Do this:
Omit every picture and write out the rest of the records exactly.
── Supplied data
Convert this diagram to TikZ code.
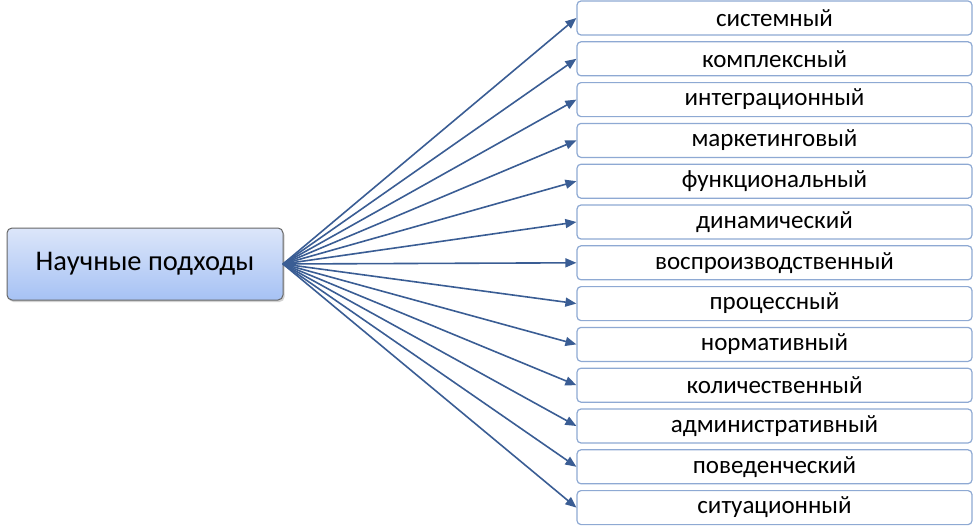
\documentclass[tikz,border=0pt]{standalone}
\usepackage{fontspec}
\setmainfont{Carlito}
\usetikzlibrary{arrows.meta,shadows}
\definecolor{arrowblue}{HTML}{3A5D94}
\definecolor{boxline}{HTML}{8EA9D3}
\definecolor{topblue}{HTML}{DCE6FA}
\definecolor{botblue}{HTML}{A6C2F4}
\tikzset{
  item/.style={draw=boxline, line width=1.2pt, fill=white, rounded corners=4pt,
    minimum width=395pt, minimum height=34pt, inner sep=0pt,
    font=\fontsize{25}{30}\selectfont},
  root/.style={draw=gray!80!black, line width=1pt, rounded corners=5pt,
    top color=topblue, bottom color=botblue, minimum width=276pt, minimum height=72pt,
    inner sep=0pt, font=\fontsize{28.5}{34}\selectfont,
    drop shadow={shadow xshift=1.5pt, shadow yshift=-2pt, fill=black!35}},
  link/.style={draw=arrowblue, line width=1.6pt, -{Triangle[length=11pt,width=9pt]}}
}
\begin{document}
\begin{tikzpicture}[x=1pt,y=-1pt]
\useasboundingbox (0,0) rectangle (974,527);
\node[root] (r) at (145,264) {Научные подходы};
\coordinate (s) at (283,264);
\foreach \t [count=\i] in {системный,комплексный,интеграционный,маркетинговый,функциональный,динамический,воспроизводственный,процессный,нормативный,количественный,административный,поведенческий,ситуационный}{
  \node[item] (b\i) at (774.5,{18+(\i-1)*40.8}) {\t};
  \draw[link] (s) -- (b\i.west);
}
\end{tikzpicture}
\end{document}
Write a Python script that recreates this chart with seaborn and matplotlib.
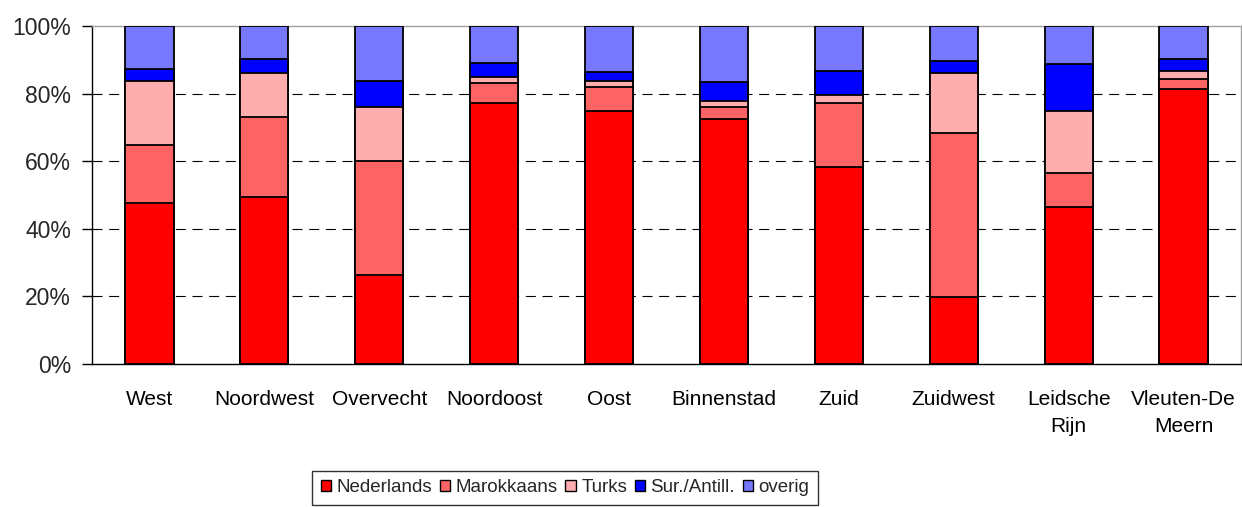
────
Response to the task:
Convert this diagram to TikZ code.
\documentclass[tikz,border=0pt]{standalone}
\usepackage{fontspec}
\setmainfont{Carlito}
\usetikzlibrary{arrows.meta,shadows}
\definecolor{arrowblue}{HTML}{3A5D94}
\definecolor{boxline}{HTML}{8EA9D3}
\definecolor{topblue}{HTML}{DCE6FA}
\definecolor{botblue}{HTML}{A6C2F4}
\tikzset{
  item/.style={draw=boxline, line width=1.2pt, fill=white, rounded corners=4pt,
    minimum width=395pt, minimum height=34pt, inner sep=0pt,
    font=\fontsize{25}{30}\selectfont},
  root/.style={draw=gray!80!black, line width=1pt, rounded corners=5pt,
    top color=topblue, bottom color=botblue, minimum width=276pt, minimum height=72pt,
    inner sep=0pt, font=\fontsize{28.5}{34}\selectfont,
    drop shadow={shadow xshift=1.5pt, shadow yshift=-2pt, fill=black!35}},
  link/.style={draw=arrowblue, line width=1.6pt, -{Triangle[length=11pt,width=9pt]}}
}
\begin{document}
\begin{tikzpicture}[x=1pt,y=-1pt]
\useasboundingbox (0,0) rectangle (974,527);
\node[root] (r) at (145,264) {Научные подходы};
\coordinate (s) at (283,264);
\foreach \t [count=\i] in {системный,комплексный,интеграционный,маркетинговый,функциональный,динамический,воспроизводственный,процессный,нормативный,количественный,административный,поведенческий,ситуационный}{
  \node[item] (b\i) at (774.5,{18+(\i-1)*40.8}) {\t};
  \draw[link] (s) -- (b\i.west);
}
\end{tikzpicture}
\end{document}
Write a Python script that recreates this chart with seaborn and matplotlib.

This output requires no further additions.